Every record carries:

source.url — the originating regulator-published URL
source.filed_at — the regulator-recorded filing timestamp
source.raw_hash — SHA-256 of the source body at ingestion time
GET /v1/disclosures/{id}/extraction → model, provider, extracted_at, system_prompt_version, token counts, cost_usd
overall_confidence on the same response (per-field confidence is on the roadmap; tracked at extraction time but not yet persisted)

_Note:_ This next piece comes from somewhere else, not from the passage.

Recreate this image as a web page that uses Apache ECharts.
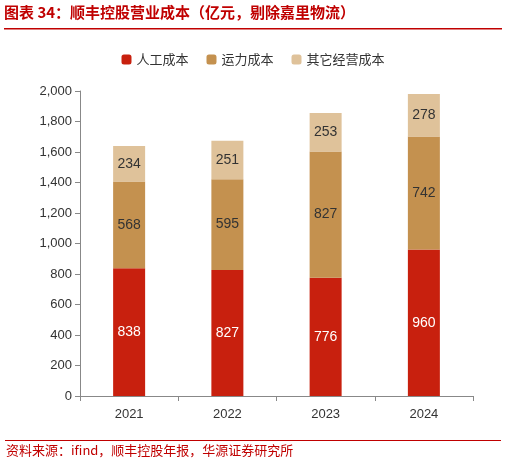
<!DOCTYPE html><html><head><meta charset="utf-8"><script src="https://cdn.jsdelivr.net/npm/echarts@6/dist/echarts.min.js"></script></head><body style="margin:0"><div id="c" style="width:506px;height:474px"></div><script>
const years=['2021','2022','2023','2024'];
const labor=[838,827,776,960];
const transport=[568,595,827,742];
const other=[234,251,253,278];
const names=['人工成本','运力成本','其它经营成本'];
const colors=['#C8200E','#C4914F','#DFC29A'];
const ch=echarts.init(document.getElementById('c'));
const f='"Noto Sans CJK SC"';
ch.setOption({
 animation:false,
 graphic:[
  {type:'text',left:4,top:5,style:{text:'图表 34：顺丰控股营业成本（亿元，剔除嘉里物流）',fill:'#C00000',font:'bold 15px '+f}},
  {type:'rect',shape:{x:4,y:28,width:498,height:1.5},style:{fill:'#C00000'}},
  {type:'rect',shape:{x:5,y:440,width:496,height:1},style:{fill:'#C00000'}},
  {type:'text',left:6,top:444,style:{text:'资料来源：ifind，顺丰控股年报，华源证券研究所',fill:'#C00000',font:'13px '+f}}
 ],
 legend:{top:48,left:'center',itemWidth:10,itemHeight:10,itemGap:18,textStyle:{fontFamily:f,fontSize:13,color:'#333'},data:names},
 grid:{left:80,right:33,top:91,bottom:78},
 xAxis:{type:'category',data:years,axisTick:{show:true,inside:false,length:5,lineStyle:{color:'#888'}},axisLine:{lineStyle:{color:'#888'}},axisLabel:{color:'#333',fontSize:13,margin:12}},
 yAxis:{type:'value',min:0,max:2000,interval:200,splitLine:{show:false},axisLine:{show:true,lineStyle:{color:'#888'}},axisTick:{show:true,length:5,lineStyle:{color:'#888'}},
  axisLabel:{color:'#333',fontSize:13,formatter:v=>v.toLocaleString('en-US')}},
 series:[labor,transport,other].map((d,i)=>({name:names[i],type:'bar',stack:'a',data:d,barWidth:32,itemStyle:{color:colors[i]},
  label:{show:true,position:'inside',fontSize:14,color:i==0?'#fff':'#333'}}))
});
</script></body></html>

§4.5 Editorial claim — Fair Report Privilege

DisclosureLens publishes structured extracts of public records. Raw filings from federal public-domain regulators (SEC EDGAR, HHS OCR) are rendered inline on the disclosure detail page from the originating regulator’s public record, under the Fair Report Privilege. Raw filings from state attorney-general portals, EU DPA registers, UK ICO datasets, Australia OAIC reports, and threat-actor leak-site aggregators have their structured extracts published (and indexed) on our public surfaces, while their raw source bodies are linked to rather than redistributed in full. The editorial work — schema design, entity resolution, cross-jurisdiction linking, confidence scoring — is the original contribution that anchors the FRP claim across all sources.

SEC + HHS inline rendering. SEC 8-K / 10-K filings and HHS OCR breach- report rows are federal public-domain records with no third-party copy restriction and no defamation surface (regulator-filed, not third-party-asserted). Inline rendering surfaces the original document alongside our structured extract so a reader can verify or correct any field. The rendered document is server-side sanitized (script / iframe / form / style stripped) and embedded in a sandboxed iframe with no script execution; the dashboard never modifies or paraphrases the original body, only the structural rendering.

State AG + leak-site posture (unchanged). State AG portals carry varying per-portal terms-of-use; threat-actor claims carry defamation risk by their nature (the claim is the threat actor’s accusation, not a confirmed breach). Both surfaces retain the “structured extract + link to source” posture so the editorial transformation remains the public-facing contribution.